Updating mtl_ofi_create_recv_tag_CQD and mtl_ofi_create_recv_tag functions to use ompi_mtl_ofi.sync_send fixes this.

For example, consider the following:

    if (my_rank == 0) {
        MPI_CALL(MPI_Irecv, NULL, 0,MPI_CHAR, MPI_ANY_SOURCE, MPI_ANY_TAG,
                 MPI_COMM_WORLD, &rx_req);
        MPI_CALL(MPI_Ssend, NULL, 0, MPI_CHAR, 1, 1, MPI_COMM_WORLD);
        MPI_CALL(MPI_Wait, &rx_req, &rx_status);
        if (rx_status.MPI_TAG != 2)
            fprintf(stderr,"%s,%u:Expected tag %d\n", __func__, __LINE__, 2);
    } else {
        MPI_CALL(MPI_Recv, NULL, 0, MPI_CHAR, 0, 1, MPI_COMM_WORLD, &rx_status);
        if (rx_status.MPI_TAG != 1)
            fprintf(stderr,"%s,%u:Expected tag %d\n", __func__, __LINE__, 1);
        MPI_CALL(MPI_Ssend, NULL, 0, MPI_CHAR, 0, 2, MPI_COMM_WORLD);
    }
    ret = 0;

If run with a debug build, that code will produce the following failed assertion:

ssend_test: mtl_ofi.h:688: ompi_mtl_ofi_recv_callback: Assertion `!(ompi_mtl_ofi.sync_send_ack == (ompi_mtl_ofi.sync_proto_mask & wc->tag))' failed.

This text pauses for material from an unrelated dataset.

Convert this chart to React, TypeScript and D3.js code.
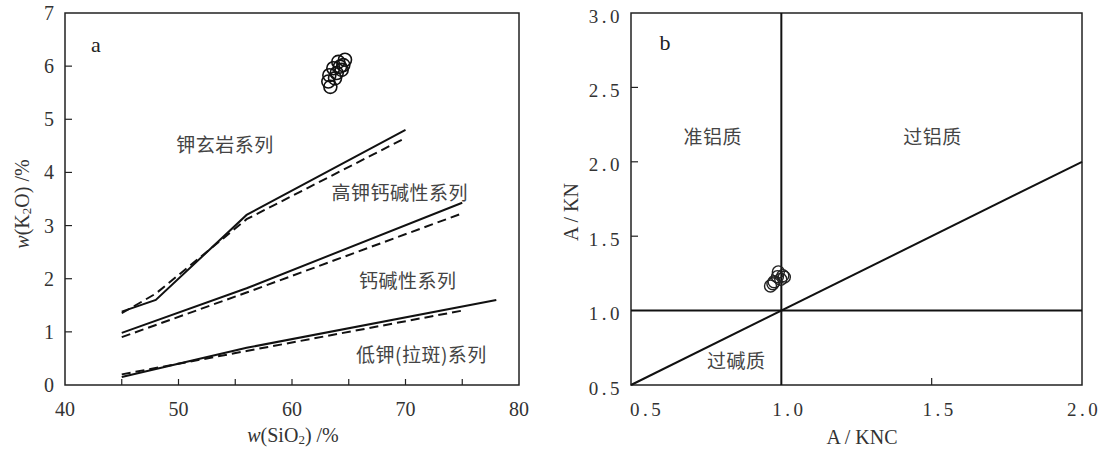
import React from 'react';
import * as d3 from 'd3';

// ---------- Panel a data ----------
const aXTicks = [40, 50, 60, 70, 80];
const aYTicks = [0, 1, 2, 3, 4, 5, 6, 7];
const aXInnerTicks = [45, 50, 55, 60, 65, 70, 75];
const aYInnerTicks = [1, 2, 3, 4, 5, 6];

const shoSolid: [number, number][] = [[45, 1.38], [48, 1.6], [56, 3.2], [70, 4.8]];
const shoDashed: [number, number][] = [[45, 1.35], [48, 1.72], [56, 3.12], [70, 4.65]];
const hkSolid: [number, number][] = [[45, 0.98], [56, 1.82], [75, 3.43]];
const hkDashed: [number, number][] = [[45, 0.9], [56, 1.74], [75, 3.23]];
const lkSolid: [number, number][] = [[45, 0.15], [56, 0.7], [78, 1.6]];
const lkDashed: [number, number][] = [[45, 0.2], [56, 0.64], [75, 1.4]];

const sio2 = [63.38, 63.2, 63.29, 63.64, 64.08, 64.67, 64.52, 64.38, 63.94, 63.79, 64.23];
const k2o = [5.61, 5.71, 5.83, 5.96, 6.08, 6.12, 6.02, 5.93, 5.87, 5.77, 5.99];

const aLabels = ['钾玄岩系列', '高钾钙碱性系列', '钙碱性系列', '低钾(拉斑)系列'];
const aLabelX = [54.1, 69.5, 70.2, 71.4];
const aLabelY = [4.55, 3.65, 1.99, 0.6];

// ---------- Panel b data ----------
const bXTicks = [0.5, 1.0, 1.5, 2.0];
const bYTicks = [0.5, 1.0, 1.5, 2.0, 2.5, 3.0];
const bYInnerTicks = [1.5, 2.0, 2.5];
const bXInnerTicks = [1.5];

const ankc = [0.964, 0.972, 0.976, 0.987, 0.99, 0.998, 1.005, 1.01];
const akn = [1.165, 1.18, 1.194, 1.228, 1.26, 1.21, 1.235, 1.225];

const bLabels = ['准铝质', '过铝质', '过碱质'];
const bLabelX = [0.772, 1.503, 0.85];
const bLabelY = [2.176, 2.176, 0.67];

const serif = '"Liberation Serif", "DejaVu Serif", serif';
const cjk = '"Noto Sans CJK SC", sans-serif';

export default function App() {
  // Panel a geometry
  const aL = 65, aR = 519, aT = 13, aB = 385;
  const ax = d3.scaleLinear().domain([40, 80]).range([aL, aR]);
  const ay = d3.scaleLinear().domain([0, 7]).range([aB, aT]);
  const aLine = d3.line<[number, number]>().x(d => ax(d[0])).y(d => ay(d[1]));

  // Panel b geometry
  const bL = 631, bR = 1082, bT = 13, bB = 385;
  const bx = d3.scaleLinear().domain([0.5, 2.0]).range([bL, bR]);
  const by = d3.scaleLinear().domain([0.5, 3.0]).range([bB, bT]);
  const bLine = d3.line<[number, number]>().x(d => bx(d[0])).y(d => by(d[1]));
  const fmt = d3.format('.1f');

  const solidLines = [shoSolid, hkSolid, lkSolid];
  const dashedLines = [shoDashed, hkDashed, lkDashed];
  const bXOffset = (t: number) => (t === 0.5 ? 16 : t === 2.0 ? 2 : 8);

  return (
    <svg width={1104} height={450} style={{ position: 'absolute', left: 0, top: 0, background: '#fff' }}>
      <rect x={0} y={0} width={1104} height={450} fill="#fff" />
      {/* ---------- Panel a ---------- */}
      <g>
        <rect x={aL} y={aT} width={aR - aL} height={aB - aT} fill="none" stroke="#222" strokeWidth={1.5} />
        {aXInnerTicks.map(t => (
          <line key={'axt' + t} x1={ax(t)} x2={ax(t)} y1={aB} y2={aB - 6} stroke="#222" strokeWidth={1.2} />
        ))}
        {aYInnerTicks.map(t => (
          <line key={'ayt' + t} x1={aL} x2={aL + 7} y1={ay(t)} y2={ay(t)} stroke="#222" strokeWidth={1.2} />
        ))}
        {aXTicks.map(t => (
          <text key={'axl' + t} x={ax(t)} y={409} textAnchor="middle" dominantBaseline="central"
            fontFamily={serif} fontSize={20} fill="#333">{t}</text>
        ))}
        {aYTicks.map(t => (
          <text key={'ayl' + t} x={aL - 11} y={ay(t)} textAnchor="end" dominantBaseline="central"
            fontFamily={serif} fontSize={20} fill="#333">{t}</text>
        ))}
        {solidLines.map((l, i) => (
          <path key={'sl' + i} d={aLine(l) || ''} fill="none" stroke="#111" strokeWidth={2} />
        ))}
        {dashedLines.map((l, i) => (
          <path key={'dl' + i} d={aLine(l) || ''} fill="none" stroke="#111" strokeWidth={2} strokeDasharray="9,5" />
        ))}
        {sio2.map((s, i) => (
          <circle key={'ap' + i} cx={ax(s)} cy={ay(k2o[i])} r={6.5} fill="none" stroke="#111" strokeWidth={1.6} />
        ))}
        {aLabels.map((t, i) => (
          <text key={'al' + i} x={ax(aLabelX[i])} y={ay(aLabelY[i])} textAnchor="middle" dominantBaseline="central"
            fontFamily={cjk} fontSize={19} letterSpacing={0.5} fill="#444">{t}</text>
        ))}
        <text x={96} y={44} textAnchor="middle" dominantBaseline="central" fontFamily={serif} fontSize={22} fill="#222">a</text>
        <text x={293} y={435} textAnchor="middle" dominantBaseline="central" fontFamily={serif} fontSize={20} fill="#333">
          <tspan fontStyle="italic">w</tspan>
          <tspan>(SiO</tspan>
          <tspan fontSize={13} dy={4}>2</tspan>
          <tspan dy={-4}>) /%</tspan>
        </text>
        <text transform={`translate(22,204) rotate(-90)`} textAnchor="middle" dominantBaseline="central"
          fontFamily={serif} fontSize={20} fill="#333">
          <tspan fontStyle="italic">w</tspan>
          <tspan>(K</tspan>
          <tspan fontSize={13} dy={4}>2</tspan>
          <tspan dy={-4}>O) /%</tspan>
        </text>
      </g>

      {/* ---------- Panel b ---------- */}
      <g>
        <rect x={bL} y={bT} width={bR - bL} height={bB - bT} fill="none" stroke="#222" strokeWidth={1.5} />
        {bYInnerTicks.map(t => (
          <line key={'byt' + t} x1={bL} x2={bL + 7} y1={by(t)} y2={by(t)} stroke="#222" strokeWidth={1.2} />
        ))}
        {bXInnerTicks.map(t => (
          <line key={'bxt' + t} x1={bx(t)} x2={bx(t)} y1={bB} y2={bB - 7} stroke="#222" strokeWidth={1.2} />
        ))}
        {bXTicks.map(t => (
          <text key={'bxl' + t} x={bx(t) + bXOffset(t)} y={409} textAnchor="middle" dominantBaseline="central"
            fontFamily={serif} fontSize={19} letterSpacing={3.5} fill="#333">{fmt(t)}</text>
        ))}
        {bYTicks.map(t => (
          <text key={'byl' + t} x={bL - 8} y={by(t) + 3} textAnchor="end" dominantBaseline="central"
            fontFamily={serif} fontSize={19} letterSpacing={3.5} fill="#333">{fmt(t)}</text>
        ))}
        <path d={bLine([[1.0, 0.5], [1.0, 3.0]]) || ''} stroke="#111" strokeWidth={2} fill="none" />
        <path d={bLine([[0.5, 1.0], [2.0, 1.0]]) || ''} stroke="#111" strokeWidth={2} fill="none" />
        <path d={bLine([[0.5, 0.5], [2.0, 2.0]]) || ''} stroke="#111" strokeWidth={2} fill="none" />
        {ankc.map((v, i) => (
          <circle key={'bp' + i} cx={bx(v)} cy={by(akn[i])} r={6} fill="none" stroke="#222" strokeWidth={1.4} />
        ))}
        {bLabels.map((t, i) => (
          <text key={'bl' + i} x={bx(bLabelX[i])} y={by(bLabelY[i])} textAnchor="middle" dominantBaseline="central"
            fontFamily={cjk} fontSize={19} letterSpacing={0.5} fill="#444">{t}</text>
        ))}
        <text x={665} y={42} textAnchor="middle" dominantBaseline="central" fontFamily={serif} fontSize={22} fill="#222">b</text>
        <text x={862} y={437} textAnchor="middle" dominantBaseline="central" fontFamily={serif} fontSize={20} fill="#333">A / KNC</text>
        <text transform={`translate(571,212) rotate(-90)`} textAnchor="middle" dominantBaseline="central"
          fontFamily={serif} fontSize={20} fill="#333">A / KN</text>
      </g>
    </svg>
  );
}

Updating mtl_ofi_create_recv_tag_CQD and mtl_ofi_create_recv_tag functions to both use ompi_mtl_ofi.sync_send fixes this:

    163     *mask_bits  = ompi_mtl_ofi.sync_send;
acgoldma commented 3 years ago

I see this issue in 4.0.5 and 4.1.0. Can we backport this as well to v4.1.x?